Turner “Tfue” Tenney is a popular esports gamer who was represented by Faze Clan, an esports representation organization.  Until Tenney filed suit against his former representatives for unfair business practices and a violation of the Talent Agencies Act (“TAA”), Faze Clan would take a percentage of Tenney’s endorsement deals and winnings from tournaments.  The relationship does not seem much different from a sports agency model for an athlete or an entertainment agency representing talent.  However, the lawsuit raises questions as to what law regulates representatives of esports gamers?

This article discusses five possible scenarios to assist in regulating representatives and protecting gamers in the esports industry. 

Start a Union

Unions have done some great things for labor, especially in the sports and entertainment industries where there is constantly a battle for leverage between management/ownership and the talent.  That leverage space is where dealmaking is at its very best where each party is always trying to move the needle in their direction.  However, unions are the not the answer to everything and of course individual athlete sports do not have unions and it is likely that many in that space would not complain since talent teams are allowed to secure deals according to their own understanding. 

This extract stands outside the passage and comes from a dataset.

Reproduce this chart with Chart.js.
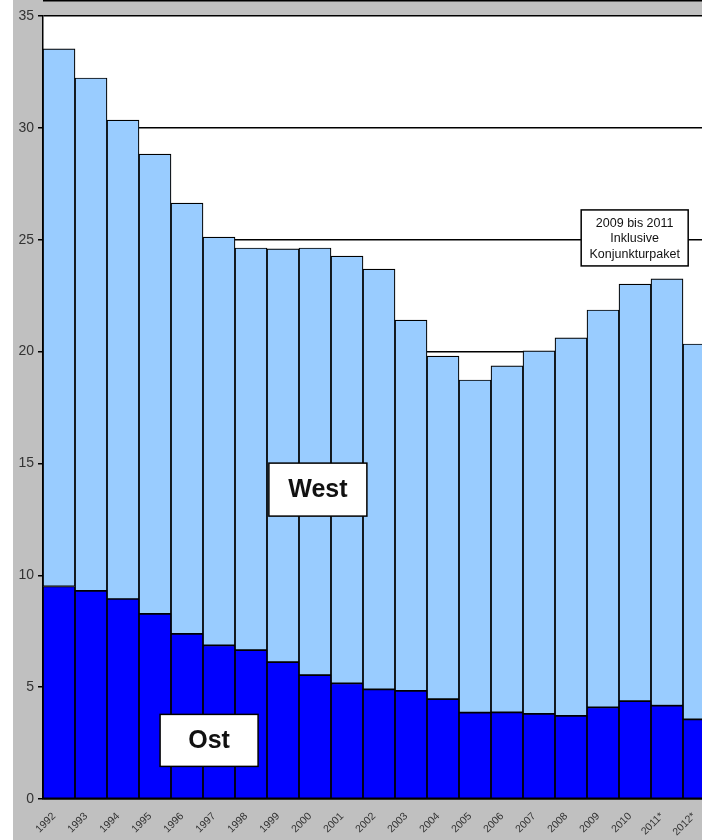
<!DOCTYPE html>
<html>
<head>
<meta charset="utf-8">
<script src="https://cdn.jsdelivr.net/npm/chart.js@4"></script>
<style>
  html, body { margin: 0; padding: 0; overflow: hidden; background: #fff; }
  #wrap { width: 702px; height: 840px; overflow: hidden; }
</style>
</head>
<body>
<div id="wrap"><canvas id="chart" width="716" height="840"></canvas></div>
<script>
const years = ['1992', '1993', '1994', '1995', '1996', '1997', '1998', '1999', '2000', '2001', '2002',
  '2003', '2004', '2005', '2006', '2007', '2008', '2009', '2010', '2011*', '2012*'];
const ost = [9.5, 9.3, 8.94, 8.27, 7.38, 6.87, 6.66, 6.12, 5.54, 5.17, 4.9,
  4.83, 4.46, 3.86, 3.87, 3.8, 3.72, 4.1, 4.37, 4.17, 3.56];
const west = [24.03, 22.93, 21.41, 20.56, 19.26, 18.25, 17.97, 18.47, 19.09, 19.1, 18.79,
  16.58, 15.34, 14.87, 15.49, 16.23, 16.89, 17.76, 18.65, 19.08, 16.78];
const yTicks = [0, 5, 10, 15, 20, 25, 30, 35];

// text boxes, placed in data units (x = category index, y = value)
const labels = [
  { lines: ['Ost'], x: 4.69, y: 2.62, w: 98, h: 52, font: 'bold 25px "Liberation Sans", Arial, sans-serif', lh: 25 },
  { lines: ['West'], x: 8.09, y: 13.83, w: 98, h: 53, font: 'bold 25px "Liberation Sans", Arial, sans-serif', lh: 25 },
  { lines: ['2009 bis 2011', 'Inklusive', 'Konjunkturpaket'], x: 17.99, y: 25.08, w: 107, h: 56,
    font: '12.5px "Liberation Sans", Arial, sans-serif', lh: 15.3 }
];

const frame = {
  id: 'frame',
  beforeDraw(chart) {
    const { ctx, width, height, chartArea: a } = chart;
    ctx.save();
    ctx.fillStyle = '#ffffff';
    ctx.fillRect(0, 0, width, height);
    ctx.fillStyle = '#c0c0c0';
    ctx.fillRect(13, 0, width - 13, height);
    ctx.fillStyle = '#ffffff';
    ctx.fillRect(a.left, a.top, a.right - a.left, a.bottom - a.top);
    ctx.strokeStyle = '#000';
    ctx.lineWidth = 1.5;
    ctx.beginPath();
    ctx.moveTo(a.left, 0.75);
    ctx.lineTo(width, 0.75);
    ctx.stroke();
    ctx.restore();
  },
  afterDraw(chart) {
    const { ctx, scales: { x, y } } = chart;
    ctx.save();
    labels.forEach(l => {
      const cx = x.getPixelForValue(l.x);
      const cy = y.getPixelForValue(l.y);
      ctx.fillStyle = '#fff';
      ctx.fillRect(cx - l.w / 2, cy - l.h / 2, l.w, l.h);
      ctx.strokeStyle = '#000';
      ctx.lineWidth = 1.5;
      ctx.strokeRect(cx - l.w / 2, cy - l.h / 2, l.w, l.h);
      ctx.fillStyle = '#111';
      ctx.font = l.font;
      ctx.textAlign = 'center';
      ctx.textBaseline = 'middle';
      const start = cy - (l.lines.length - 1) * l.lh / 2;
      l.lines.forEach((t, i) => ctx.fillText(t, cx, start + i * l.lh + 1));
    });
    ctx.restore();
  }
};

new Chart(document.getElementById('chart'), {
  type: 'bar',
  data: {
    labels: years,
    datasets: [
      { label: 'Ost', data: ost, backgroundColor: '#0000ff', borderColor: '#000', borderWidth: 1.2, borderSkipped: false },
      { label: 'West', data: west, backgroundColor: '#99ccff', borderColor: '#000', borderWidth: 1.2, borderSkipped: false }
    ]
  },
  options: {
    responsive: false,
    animation: false,
    devicePixelRatio: 1,
    layout: { padding: { top: 16, right: 1, left: 0, bottom: 0 } },
    datasets: { bar: { categoryPercentage: 1, barPercentage: 1 } },
    plugins: { legend: { display: false }, tooltip: { enabled: false } },
    scales: {
      x: {
        stacked: true,
        grid: { display: false, drawTicks: false },
        border: { display: true, color: '#000', width: 1.5 },
        ticks: {
          color: '#333',
          font: { family: '"Liberation Sans", Arial, sans-serif', size: 10.5 },
          minRotation: 45, maxRotation: 45,
          autoSkip: false,
          padding: 11,
          labelOffset: -5
        },
        afterFit(s) {
          s.height = 41;
          s.paddingLeft = 0;
          s.paddingRight = 0;
        }
      },
      y: {
        stacked: true,
        min: 0, max: 35,
        afterBuildTicks(s) { s.ticks = yTicks.map(v => ({ value: v })); },
        grid: { color: '#000', lineWidth: 1.5, tickLength: 5, drawTicks: true },
        border: { display: true, color: '#000', width: 1.5 },
        ticks: {
          color: '#333',
          font: { family: '"Liberation Sans", Arial, sans-serif', size: 14 },
          padding: 4
        },
        afterFit(s) { s.width = 43; }
      }
    }
  },
  plugins: [frame]
});
</script>
</body>
</html>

Esports are a Sport and Gamers are Athletes, the Miller-Ayala Act applies

Normally in California, if you want to represent a professional athlete, you have to file a simple Athlete Agent Disclosure Statement and pay a small fee.  If you represent an athlete that plays in a league that has a union (NBAPA, NFLPA, NHLPA, MLBPA, or MLSPA) then you will have to generally take a test, fill out an application, and pay a fee.  Attorneys fall somewhere in legislative purgatory because they are licensed to practice law, but must also get an agency license and separate business if they want to represent talent for doing legal things like negotiating contracts, term sheets, drafting contracts, and, you know, dealmaking. 

Esports are Media and Entertainment, the Talent Agencies Act applies

Years ago, this nifty little legislative carve out, some would refer to it as a monopoly and restraint on trade, and possibly worse the unauthorized practice of law, the TAA was signed into law at the push of some in Hollywood who wanted more control and less competition in the industry.  Now, however, there are some terrific agents and leaders in industry who have been trusted and delivered on major deals for their clients.  It is also true that many agents graduated from law school and either decided not to practice law or practice law on a limited basis. 

Esports are something completely new, and “influencers” need a new regulation

What would an influencer law look it and who would it cover?  One argument is that influencers are entertainers and that the Talent Agencies Act applies especially where deals are procured for the gamer.  An argument that the sports agency rules apply would be a stretch at best unless the influencer was an athlete in some sport, but then the influencer would be an athlete who also does influencer promotions. 

Esports and the Entire Industry Needs a Revamp

The truth is the industry is changing.  The entertainment, media, and sports industries still have their industry channels and established content, but it is likely that a new model is needed.  The Tenney v. Faze Clan case is an example of the issues in entertainment and sports dealmaking in general: a lack of regulation and/or confusing and outdated regulation that favors the few.